L’« affaire Bonnemaison » est selon Jacques Ricot, philosophe spécialisé en éthique médicale*, l’illustration du mauvais usage de la compassion.
Le premier procès aux assises des Pyrénées Atlantiques signe la victoire des bons sentiments. « L’émotion a tout excusé, les réflexes compassionnels l’ont emporté sur l’observation des faits et la raison », résume-t-il.
« On a cru devoir exempter un homme d’une peine de justice car il s’est montré compatissant : c’est vrai que la plupart des familles n’ont pas porté plainte, certaines disent qu’il les a écoutées et libérées. Mais il était en pleine dérive personnelle et professionnelle et n’a pas exercé sa médecine en conformité avec les bonnes pratiques », rappelle Jacques Ricot.
Laisser le jugement en l’état serait un encouragement, pour les médecins, à agir comme bon leur semble, dérive euthanasique ou obstination déraisonnable, « tant qu’ils sont compatissants », explique Jacques Ricot.
Détruire la confiance des malades
La décision d’acquittement, selon Jacques Ricot, risque de détruire la confiance des malades envers les soignants, invités à la transgression, sans qu’elle n’aide Nicolas Bonnemaison à se reconstruire puisque ses erreurs manifestes n’ont pas été reconnues. D’où l’importance de ce procès en appel à Angers, loin d’un contexte local particulièrement prégnant.

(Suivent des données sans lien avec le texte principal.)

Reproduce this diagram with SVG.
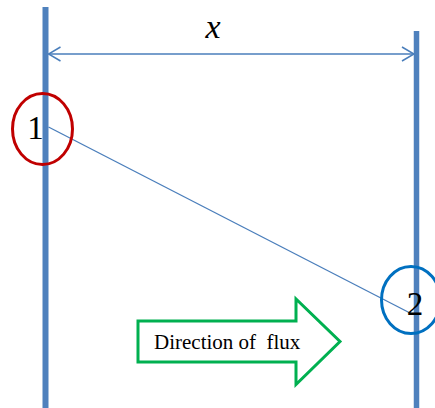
<svg xmlns="http://www.w3.org/2000/svg" width="435" height="408" viewBox="0 0 435 408">
<defs>
<style>
.bar{stroke:#4F81BD;fill:none}
.conn{stroke:#4A7EBB;fill:none;stroke-width:1.3}
.lbl{fill:#000;font-family:'Liberation Serif','DejaVu Serif',serif}
</style>
<marker id="open" viewBox="0 0 14 16" refX="13" refY="8" markerWidth="14" markerHeight="16" markerUnits="userSpaceOnUse" orient="auto-start-reverse">
<path d="M1,1 L13,8 L1,15" fill="none" stroke="#4A7EBB" stroke-width="1.5"/>
</marker>
</defs>
<rect width="435" height="408" fill="#fff"/>
<g id="wall-left"><line class="bar" x1="45.5" y1="7" x2="45.5" y2="408" stroke-width="6"/></g>
<g id="wall-right"><line class="bar" x1="416.5" y1="31" x2="416.5" y2="408" stroke-width="5.5"/></g>
<g id="connectors">
<line class="conn" x1="48.5" y1="54" x2="414" y2="54" marker-start="url(#open)" marker-end="url(#open)"/>
<line class="conn" x1="48.5" y1="127" x2="410" y2="313"/>
</g>
<g id="label-x"><text class="lbl" x="213" y="38" font-size="34" font-style="italic" text-anchor="middle">x</text></g>
<g id="node-1">
<ellipse cx="42.5" cy="129" rx="30" ry="35.5" fill="none" stroke="#C00000" stroke-width="3"/>
<text class="lbl" x="35.5" y="138.5" font-size="33" text-anchor="middle">1</text>
</g>
<g id="node-2">
<ellipse cx="411" cy="300" rx="29.5" ry="33.5" fill="none" stroke="#0070C0" stroke-width="3"/>
<text class="lbl" x="415" y="315" font-size="33" text-anchor="middle">2</text>
</g>
<g id="flux-arrow">
<path d="M138,321 L296,321 L296,299 L340,341.5 L296,384.5 L296,362 L138,362 Z" fill="#fff" stroke="#00B050" stroke-width="3"/>
<text class="lbl" x="154" y="348.5" font-size="21" xml:space="preserve">Direction of  flux</text>
</g>
</svg>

Quant aux nombreux soutiens dont est entouré le Dr Bonnemaison, tant des médecins de sa région, que de personnalités politiques comme Bernard Kouchner : « C’est un réflexe corporatiste déplorable. Les spécialistes de la fin de vie sont indignés par cette affaire », commente Jacques Ricot, qui forme des soignants à l’éthique médicale. Et de souligner les contradictions de l’ADMD, qui, militant pour une meilleure prise en compte de la parole des Français, en vient à soutenir un médecin qui a agi en « cavalier seul ».
On meurt mal en France
Le procès Bonnemaison rappelle enfin qu’on meurt mal en France, alors que les moyens de soulager la souffrance existent et que la loi Leonetti devrait permettre de lutter contre l’obstination déraisonnable. Si la future loi Leonetti Claeys n’apaisera pas forcément les débats, et n’évitera ni les dérives individuelles, ni les cas tragiques comme Vincent Lambert, une meilleure formation des soignants est une urgence. « On demande avant tout au médecin qu’il écoute le patient, qu’il soulage sa douleur et qu’il l’accompagne, sans abandon, ni obstination déraisonnable », conclut Jacques Ricot.